Cada ser, cada árbol y microbio existe para dejar ser a
Dios una unicidad diferente y dejarle experimentar a través de sí las múltiples
maneras de existencia posibles. En vez de quejarnos, lamentarnos por nuestro
estado actual, deberíamos agradecerlo, pues es propio según el estado natural
de nuestro progreso y preguntarnos cada día al irnos a dormir: ¿Qué he hecho yo
hoy por los demás? ¿Qué hice hoy para hacer de este lugar un lugar mejor? La
humanidad está en su primavera, por fin. No temáis, no hay ningún paso atrás.
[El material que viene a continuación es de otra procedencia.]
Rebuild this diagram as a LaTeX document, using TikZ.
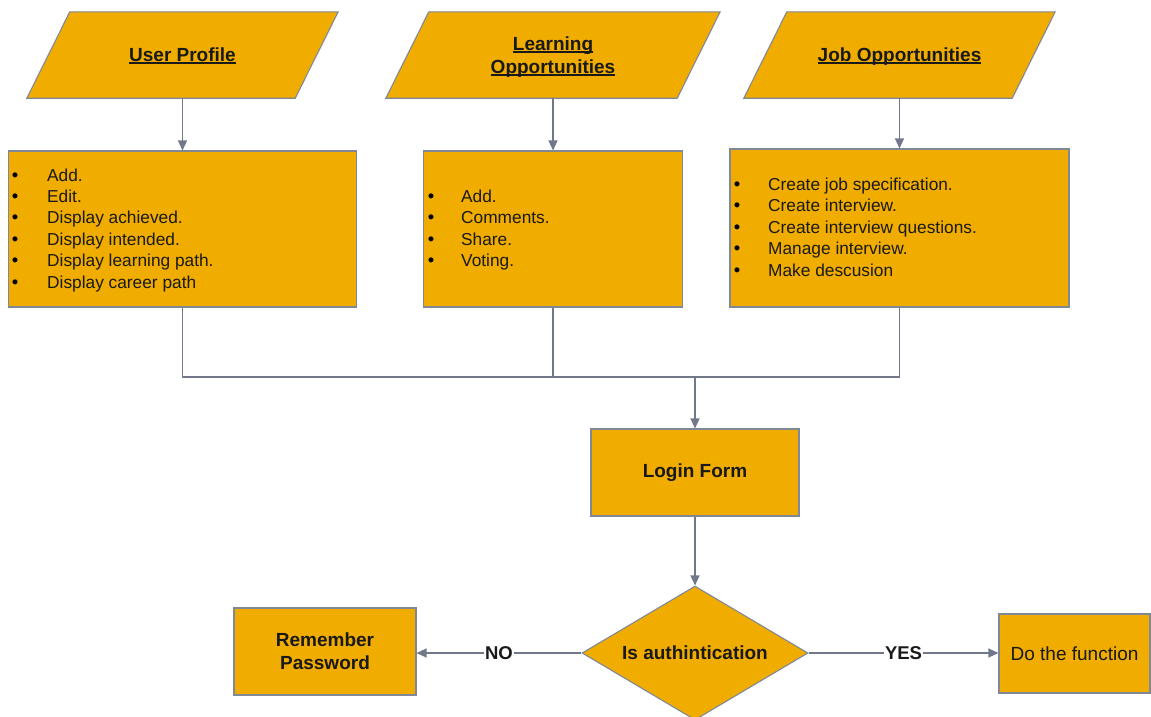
\documentclass[tikz,border=0pt]{standalone}
\usepackage{fontspec}
\setmainfont{Liberation Sans}
\usetikzlibrary{arrows.meta,shapes.geometric,calc}

\definecolor{boxfill}{HTML}{F0AD00}
\definecolor{edgegray}{RGB}{128,136,152}
\definecolor{linkgray}{RGB}{112,120,138}
\definecolor{ink}{RGB}{25,25,25}

% underline with a heavier rule than \underline
\newcommand\titleline[1]{\setbox0\hbox{#1}\leavevmode\rlap{\rule[-2.8pt]{\wd0}{1.4pt}}\box0}

\begin{document}
\begin{tikzpicture}[x=1pt,y=-1pt,
  shapebox/.style={draw=edgegray, line width=1.1pt, fill=boxfill, inner sep=0pt},
  frame/.style={rectangle, inner sep=0pt},
  procbox/.style={shapebox, rectangle, text=ink, align=center,
    font=\fontsize{19}{23}\selectfont\bfseries},
  headtxt/.style={font=\fontsize{19}{23}\selectfont\bfseries, text=ink, align=center,
    anchor=base, inner sep=0pt},
  itemtxt/.style={font=\fontsize{17.3}{21.4}\selectfont, text=ink, anchor=base west, inner sep=0pt},
  bulletdot/.style={font=\fontsize{18.5}{21.4}\selectfont, text=black, anchor=base, inner sep=0pt},
  link/.style={draw=linkgray, line width=1.3pt},
  arrowlink/.style={link, -{Triangle[length=10pt,width=9pt]}},
  edgelabel/.style={fill=white, inner sep=1pt, text=ink,
    font=\fontsize{18.5}{22}\selectfont\bfseries}
]
\useasboundingbox (0,0) rectangle (1151,716);

% ---- input parallelograms ----
\node[frame, minimum width=311pt, minimum height=86pt] (up) at (182.5,55) {};
\node[frame, minimum width=334pt, minimum height=86pt] (lo) at (553,55) {};
\node[frame, minimum width=311pt, minimum height=86pt] (jo) at (899.5,55) {};
\foreach \p in {up,lo,jo}{
  \path[shapebox] ($(\p.north west)+(43,0)$) -- (\p.north east)
    -- ($(\p.south east)+(-43,0)$) -- (\p.south west) -- cycle;
}
\node[headtxt] (upt) at (182.5,61) {\titleline{User Profile}};
\node[headtxt] (lot) at (553,73) {\titleline{Learning}\\\titleline{Opportunities}};
\node[headtxt] (jot) at (899.5,61) {\titleline{Job Opportunities}};

% ---- feature lists ----
\node[shapebox, minimum width=348pt, minimum height=156pt] (ub) at (182.5,229) {};
\node[shapebox, minimum width=259pt, minimum height=156pt] (lb) at (553,229) {};
\node[shapebox, minimum width=339pt, minimum height=158pt] (jb) at (899.5,228) {};

\foreach \t [count=\i from 0] in {Add., Edit., Display achieved., Display intended.,
    Display learning path., Display career path}{
  \node[bulletdot] (ud\i) at (15,{181+21.4*\i}) {\textbullet};
  \node[itemtxt] (ui\i) at (47,{181+21.4*\i}) {\t};
}
\foreach \t [count=\i from 0] in {Add., Comments., Share., Voting.}{
  \node[bulletdot] (ld\i) at (431,{202.4+21.4*\i}) {\textbullet};
  \node[itemtxt] (li\i) at (461,{202.4+21.4*\i}) {\t};
}
\foreach \t [count=\i from 0] in {Create job specification., Create interview.,
    Create interview questions., Manage interview., Make descusion}{
  \node[bulletdot] (jd\i) at (737,{190.5+21.4*\i}) {\textbullet};
  \node[itemtxt] (ji\i) at (768,{190.5+21.4*\i}) {\t};
}

% ---- login and decision ----
\node[procbox, minimum width=208pt, minimum height=87pt] (login) at (695,472.5) {Login Form};
\node[procbox, diamond, aspect=1.687, minimum width=226pt, minimum height=134pt] (auth) at (695,653) {Is authintication};
\node[procbox, minimum width=182pt, minimum height=87pt] (remember) at (325,651.5) {Remember\\Password};
\node[procbox, minimum width=151pt, minimum height=79pt,
  font=\fontsize{19}{23}\selectfont] (dofn) at (1074.5,653.5) {Do the function};

% ---- connectors ----
\coordinate (join) at (695,377);
\draw[arrowlink] (up.south) -- (ub.north);
\draw[arrowlink] (lo.south) -- (lb.north);
\draw[arrowlink] (jo.south) -- (jb.north);
\draw[link] (ub.south) |- (join);
\draw[link] (lb.south) |- (join);
\draw[link] (jb.south) |- (join);
\draw[arrowlink] (join) -- (login.north);
\draw[arrowlink] (login.south) -- (auth.north);
\draw[arrowlink] (auth.west) -- node[edgelabel] (no) {NO} (auth.west -| remember.east);
\draw[arrowlink] (auth.east) -- node[edgelabel] (yes) {YES} (auth.east -| dofn.west);
\end{tikzpicture}
\end{document}
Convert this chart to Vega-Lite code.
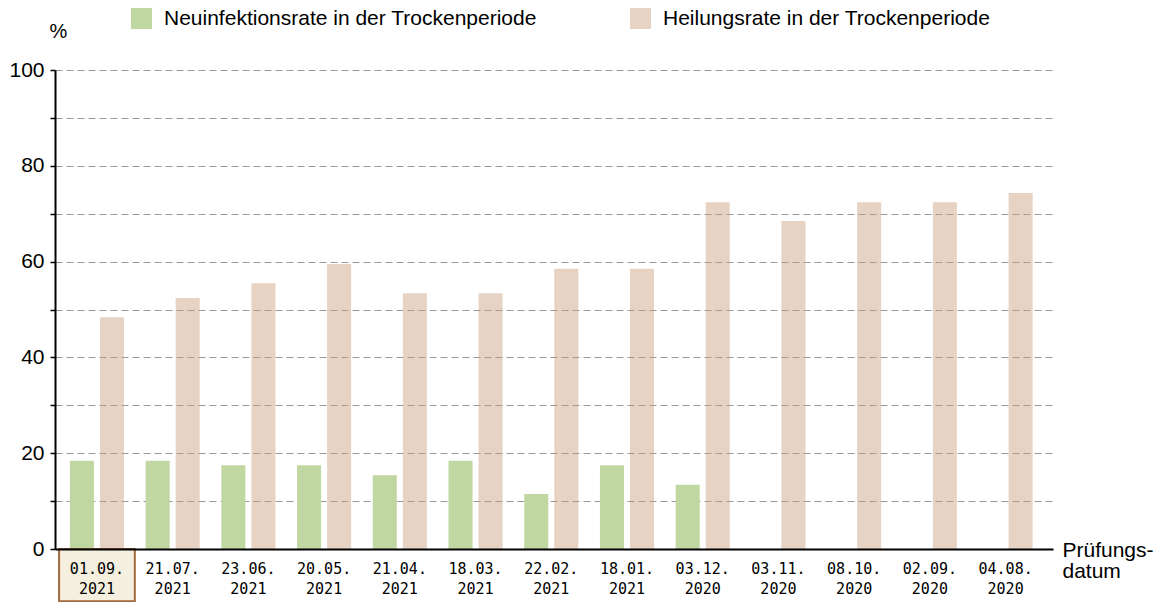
{
  "$schema": "https://vega.github.io/schema/vega-lite/v6.json",
  "width": 998,
  "height": 479,
  "autosize": {"type": "none"},
  "padding": {"left": 55, "top": 70, "right": 104, "bottom": 53},
  "background": "white",
  "config": {"view": {"stroke": null}, "font": "Liberation Sans"},
  "datasets": {
    "raten": [
      {"datum": "01.09.2021", "serie": "Neuinfektionsrate in der Trockenperiode", "wert": 18.4},
      {"datum": "01.09.2021", "serie": "Heilungsrate in der Trockenperiode", "wert": 48.4},
      {"datum": "21.07.2021", "serie": "Neuinfektionsrate in der Trockenperiode", "wert": 18.4},
      {"datum": "21.07.2021", "serie": "Heilungsrate in der Trockenperiode", "wert": 52.4},
      {"datum": "23.06.2021", "serie": "Neuinfektionsrate in der Trockenperiode", "wert": 17.5},
      {"datum": "23.06.2021", "serie": "Heilungsrate in der Trockenperiode", "wert": 55.5},
      {"datum": "20.05.2021", "serie": "Neuinfektionsrate in der Trockenperiode", "wert": 17.5},
      {"datum": "20.05.2021", "serie": "Heilungsrate in der Trockenperiode", "wert": 59.5},
      {"datum": "21.04.2021", "serie": "Neuinfektionsrate in der Trockenperiode", "wert": 15.4},
      {"datum": "21.04.2021", "serie": "Heilungsrate in der Trockenperiode", "wert": 53.4},
      {"datum": "18.03.2021", "serie": "Neuinfektionsrate in der Trockenperiode", "wert": 18.4},
      {"datum": "18.03.2021", "serie": "Heilungsrate in der Trockenperiode", "wert": 53.4},
      {"datum": "22.02.2021", "serie": "Neuinfektionsrate in der Trockenperiode", "wert": 11.5},
      {"datum": "22.02.2021", "serie": "Heilungsrate in der Trockenperiode", "wert": 58.5},
      {"datum": "18.01.2021", "serie": "Neuinfektionsrate in der Trockenperiode", "wert": 17.5},
      {"datum": "18.01.2021", "serie": "Heilungsrate in der Trockenperiode", "wert": 58.5},
      {"datum": "03.12.2020", "serie": "Neuinfektionsrate in der Trockenperiode", "wert": 13.4},
      {"datum": "03.12.2020", "serie": "Heilungsrate in der Trockenperiode", "wert": 72.4},
      {"datum": "03.11.2020", "serie": "Heilungsrate in der Trockenperiode", "wert": 68.5},
      {"datum": "08.10.2020", "serie": "Heilungsrate in der Trockenperiode", "wert": 72.4},
      {"datum": "02.09.2020", "serie": "Heilungsrate in der Trockenperiode", "wert": 72.4},
      {"datum": "04.08.2020", "serie": "Heilungsrate in der Trockenperiode", "wert": 74.3}
    ]
  },
  "data": {"name": "raten"},
  "layer": [
    {
      "mark": {"type": "bar", "clip": false},
      "encoding": {
        "x": {
          "field": "datum", "type": "nominal", "sort": null,
          "scale": {"paddingInner": 0, "paddingOuter": 0.09, "align": 0.3},
          "axis": {
            "labelExpr": "[slice(datum.label,0,6), slice(datum.label,6)]",
            "labelFont": "DejaVu Sans Mono", "labelFontSize": 15, "labelLineHeight": 20,
            "labelBaseline": "top", "labelPadding": 12, "labelAngle": 0, "labelColor": "black",
            "ticks": false, "domainColor": "black", "domainWidth": 2, "grid": false,
            "title": ["Prüfungs-", "datum"], "titleFontSize": 21, "titleFontWeight": "normal",
            "titleColor": "black", "titleAlign": "left", "titleX": 1007, "titleY": 7,
            "titleBaseline": "alphabetic", "titleLineHeight": 21, "zindex": 1
          }
        },
        "xOffset": {
          "field": "serie", "type": "nominal",
          "sort": ["Neuinfektionsrate in der Trockenperiode", "Heilungsrate in der Trockenperiode"],
          "scale": {"paddingInner": 0.2, "paddingOuter": 0.36}
        },
        "y": {
          "field": "wert", "type": "quantitative",
          "scale": {"domain": [0, 100], "nice": false, "zero": true},
          "axis": {
            "values": [0, 10, 20, 30, 40, 50, 60, 70, 80, 90, 100],
            "labelExpr": "datum.value % 20 === 0 ? datum.label : ''",
            "tickSize": 5, "tickColor": "black", "tickWidth": 1.5,
            "domainColor": "black", "domainWidth": 2,
            "grid": true, "gridColor": "#999999", "gridDash": [7, 4], "gridWidth": 1,
            "labelFontSize": 21, "labelPadding": 6, "labelColor": "black",
            "title": "%", "titleAngle": 0, "titleFontSize": 20, "titleFontWeight": "normal",
            "titleColor": "black", "titleX": 3, "titleY": -33, "titleAlign": "center",
            "titleBaseline": "alphabetic"
          }
        },
        "color": {
          "field": "serie", "type": "nominal",
          "scale": {
            "domain": ["Neuinfektionsrate in der Trockenperiode", "Heilungsrate in der Trockenperiode"],
            "range": ["#c0d7a1", "#c89d7b"]
          },
          "legend": {
            "orient": "none", "legendX": 76, "legendY": -62, "direction": "horizontal",
            "title": null, "symbolType": "square", "symbolSize": 441, "symbolStrokeWidth": 0,
            "labelFontSize": 21, "labelOffset": 12, "labelLimit": 0, "columnPadding": 93,
            "labelColor": "black",
            "encode": {
              "symbols": {
                "update": {
                  "fillOpacity": {"signal": "datum.value === 'Heilungsrate in der Trockenperiode' ? 0.45 : 1"},
                  "opacity": {"value": 1}
                }
              }
            }
          }
        },
        "fillOpacity": {
          "field": "serie", "type": "nominal",
          "scale": {
            "domain": ["Neuinfektionsrate in der Trockenperiode", "Heilungsrate in der Trockenperiode"],
            "range": [1, 0.45]
          },
          "legend": null
        }
      }
    },
    {
      "transform": [
        {"filter": "datum.datum === '01.09.2021' && datum.serie === 'Heilungsrate in der Trockenperiode'"}
      ],
      "mark": {"type": "bar", "clip": false, "fill": "#f5efdf", "stroke": "#a06a3c", "strokeWidth": 2},
      "encoding": {
        "x": {
          "field": "datum", "type": "nominal", "sort": null,
          "axis": {
            "labelExpr": "[slice(datum.label,0,6), slice(datum.label,6)]",
            "labelFont": "DejaVu Sans Mono", "labelFontSize": 15, "labelLineHeight": 20,
            "labelBaseline": "top", "labelPadding": 12, "labelAngle": 0, "labelColor": "black",
            "ticks": false, "domainColor": "black", "domainWidth": 2, "grid": false,
            "title": ["Prüfungs-", "datum"], "titleFontSize": 21, "titleFontWeight": "normal",
            "titleColor": "black", "titleAlign": "left", "titleX": 1007, "titleY": 7,
            "titleBaseline": "alphabetic", "titleLineHeight": 21, "zindex": 1
          }
        },
        "y": {"datum": 0, "type": "quantitative"},
        "y2": {"datum": -10.9}
      }
    }
  ]
}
Todo está bien. Todo es correcto. Aceptad de buen grado vuestra situación y
haced lo mejor de ella para los otros. Y recordad que cada minuto gastado en
uno mismo y no al servicio de los otros y de un bien común, es tiempo nulo y
estancado. En definitiva, tiempo perdido.
Todo esto
os dice una que ha cometido muchos, infinitos errores de omisión con su
prójimo, pero que aprendiendo por fin de sus errores, se levanta para mejorar
lo que a otros negó por miedo y cobardía. No os culpéis por demasiado tiempo.
Rectificad, siempre hay tiempo para ello. A cada segundo, una nueva oportunidad
de empezar a obrar en el SERVICIO, en la caridad y en la bondad.